In this regard, the tax-to-GDP ratio has to be increased to 10.5pc in fiscal 2025. This would be done by stopping leakages and theft and improving compliance through measures introduced in the budget like end-to-end digitisation and the simplification of processes.

The finance minister said that the backlog on account of the repatriation of profits and dividends abroad had been cleared because the country could not attract fresh foreign direct investment without addressing the requirements of the existing investors.

Likewise, all tax refunds have been cleared for the current year, while long overdue refunds under the drawback of local taxes and the levy scheme will also be cleared soon through an allocation in the budget.

On the expenditure side, Mr Aurangzeb said the government curtailed the Public Sector Development Programme by about Rs250bn, which should now come from the private sector in the form of a public-private partnership.

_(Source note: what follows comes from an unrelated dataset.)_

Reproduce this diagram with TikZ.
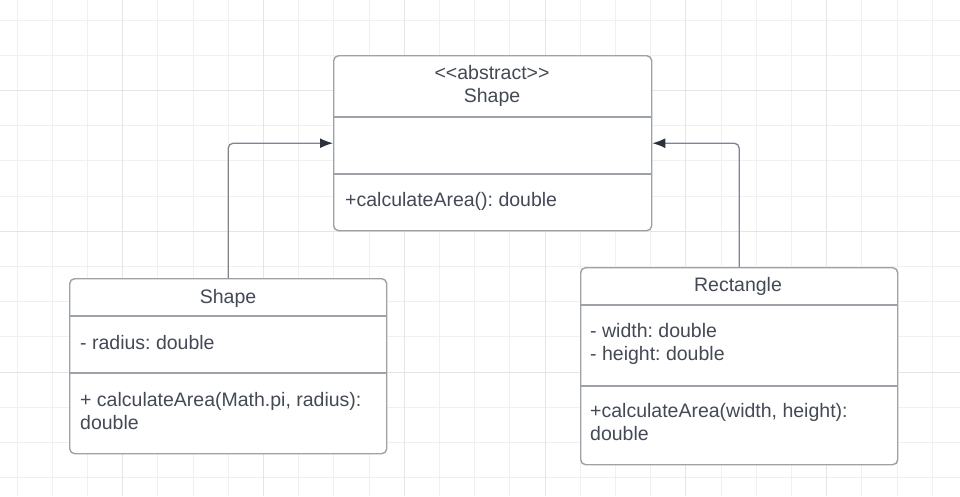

He said the ministries of devolved subjects would be axed while protecting the rights of their employees.

He said the Centre was in talks with provinces to manage both revenues and expenditures under the new national fiscal pact. For this, the provinces would be incentivised to focus on additional recoveries from their taxes and share sovereign expenditures by finding projects themselves.

Responding to a question on tax on retailers, the minister said it was still a work in progress and a comprehensive scheme would be announced in consultation with the traders to avoid any confrontation that hampered the process in the past.

The minister said the challenge was to introduction a tax measure that should have been done in 2022 while proceeds could go up with digitalisation.

President approves budget

Meanwhile, President Asif Ali Zardari on Sunday accorded his approval to Finance Bill 2024 on the advice of the prime minister under Article 75 of the Constitution.

“The Finance Bill will be effective from July 1,” President Secretariat said in a press release on Sunday.

The National Assembly passed the Finance Bill 2024 on June 28 with certain amendments, adopting the financial proposals for the new fiscal year.